Despite the abundance of AI document solutions on the market, none of them can handle complex document processing with high enough accuracy, and government forms are among them: they usually contain multiple input field types, come in a large variety of layouts, and often come in sets of hundreds of forms inside a single PDF file.
Our client approached us with a task of augmenting their digital document handling ecosystem with an AI-powered government form processing system to aid in document digitization efforts of various businesses across the US.
The key challenges lay in the high variety of layouts, complexity of the government forms and processing speed:
There is a huge variety of forms in the US, each with its own layout and design. The system would need to involve a form type detection module, as well as be flexible enough to account for new form types.
The forms are PDF documents with hundreds of pages with dozens of field types and complex spreadsheets. Detecting individual forms from a large document and locating all fields correctly requires the use of powerful machine learning models.
Fast document processing speed is essential for any AI document analysis system, even more so for a system with high load. We approached the development of the system keeping in mind the potential daily load.
We have developed an AI-powered government form processing system that detects individual forms in large PDF documents, determines the form type and layout, and extracts relevant data in a JSON format for further processing.

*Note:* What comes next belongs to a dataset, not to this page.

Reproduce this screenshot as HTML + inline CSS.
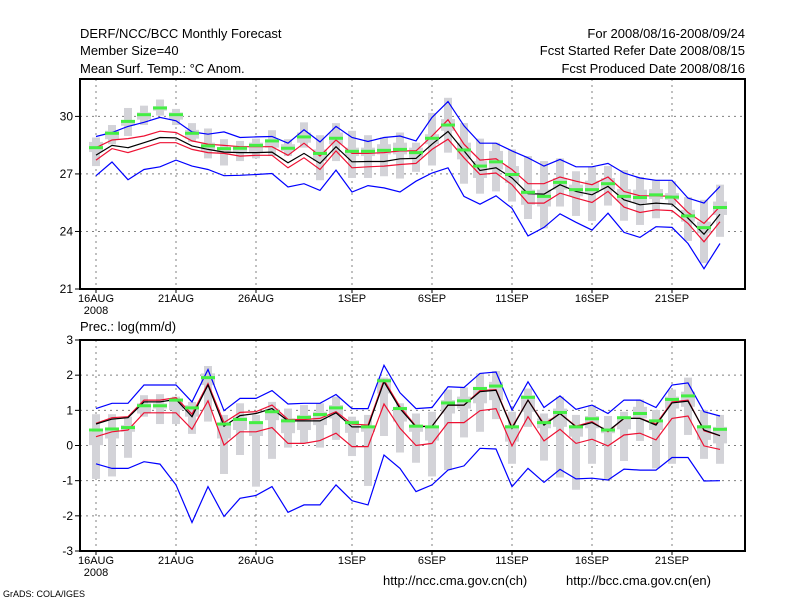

We have designed the system to be cloud-based to ensure stable system performance under high loads.
Since forms are PDF files with a text layer, the system uses GD Picture to extract the text and look for keywords.
Multipage PDF documents are divided into separate forms by detecting specific keywords which mark a title page of each form, thus detecting the end of one form and the start of another.
The system detects the type of a form by analyzing its overall structure and keywords, which improves data extraction quality and accuracy. Form title, structure, and data fields are all analyzed to give an accurate assumption about the document type.
Our system is capable of working with dozens of form types.
Extraction of data from a form starts with detecting its structure and basic elements, also known as primitives: horizontal and vertical lines, text boxes, spreadsheets, etc. After determining the general form structure, the system looks for text inside input fields and field titles, matches them together in pairs, and extracts them into a .json file for integration with the client’s systems.
Our system is cloud-based: all documents are uploaded into an Amazon cloud for processing. We have designed the system with potential high loads in mind, optimizing the processing speed of each document. Large 100-page documents are processed in under 1 minute, a single page document is processed in 2 seconds.
We used AWS Lambda to create an easily scalable, fault-tolerant system in a short timeframe. The system supports batch processing, making it easy to process multiple documents at once.
The system has been successfully integrated into our client's application and is already used by companies in multiple fiels to automatically process government forms. We continue to improve the system, adding new features and support for new form types.